Now time to install.
cp -L /etc/resolv.conf /mnt/gentoo/etc/
mount -t proc none /mnt/gentoo/proc
mount -o bind /dev mnt/gentoo/dev
chroot /mnt/gentoo /bin/bash
env-update
source /etc/profile
export PS1="(chroot) $PS1"
emerge --sync --quiet

Change locale to en_US.UTF-8 UTF-8 by editing /etc/locale.gen
then run locale-gen

My god this never ends. I skip select timezone.
emerge gentoo-sources

It is late, I don't want to manually configure the kernel. Instead genkernel.
emerge genkernel
genkernell all

Oops it seems I forgot to mount a drive on boot/
I do that, ctrl-c genkernel all, then run genkernel all again
But I am not sure it worked.
Anyway now I am going to sleep.

good morning. It seems it worked, there are some files in (chrooted) /boot

Now they want more editing. I am getting tired of the nano editor, I want emacs or a clone. But it seems that some guys at Gentoo refuses to add it, despite the emacs team volunteering to trim it down to a small size. This has been wanted since 2005 and emacs is one of the two big editors, consider this blog-post bad publicity for Gentoo if you want another argument to add emacs to the minimal-cd.

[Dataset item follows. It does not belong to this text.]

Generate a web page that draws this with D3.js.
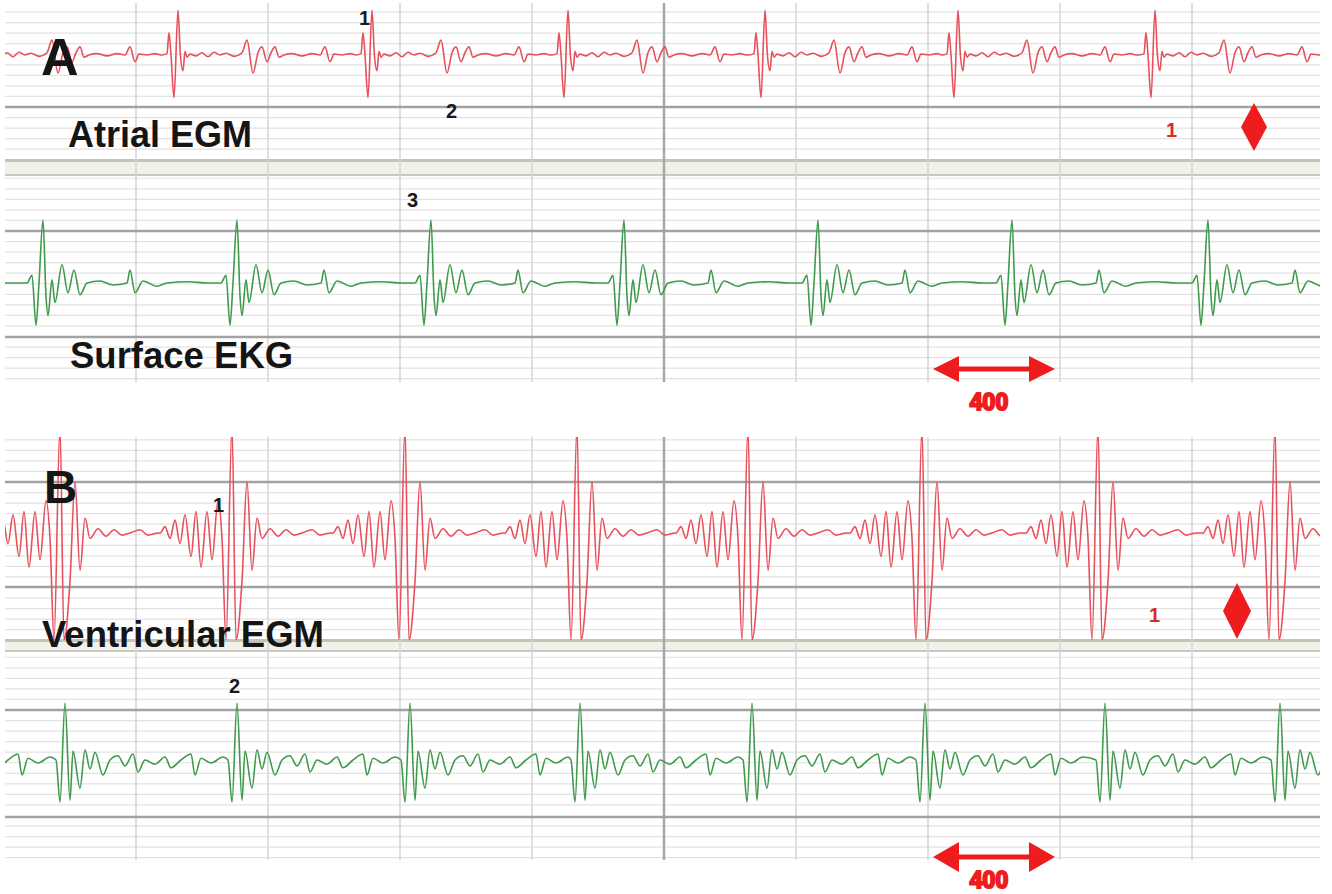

Ok, now you can edit a file and specify modules for the system. But I don't know what I should have, and there are no defaults suggested in the documentation. So I skip that right now. Maybe the modules are added dynamically later anyway?

Ok time to edit the /etc/fstab.
Shit, Gentoo has overwritten it with a default. My old setup with LVM and things is gone. I can't be the only one trying to do a reinstall over an old disc, so it wouldn't be too much to ask that the installer makes a backup copy of the old fstab. That is feature request.

Now this is too much to me. I scroll down to see the options, there are a lot of steps left. I haven't even started to configure X-Windows. I don't enjoy messing with Linux, I like programming. I give up. I might make another attempt if Fedora also fails, but that is the next alternative now.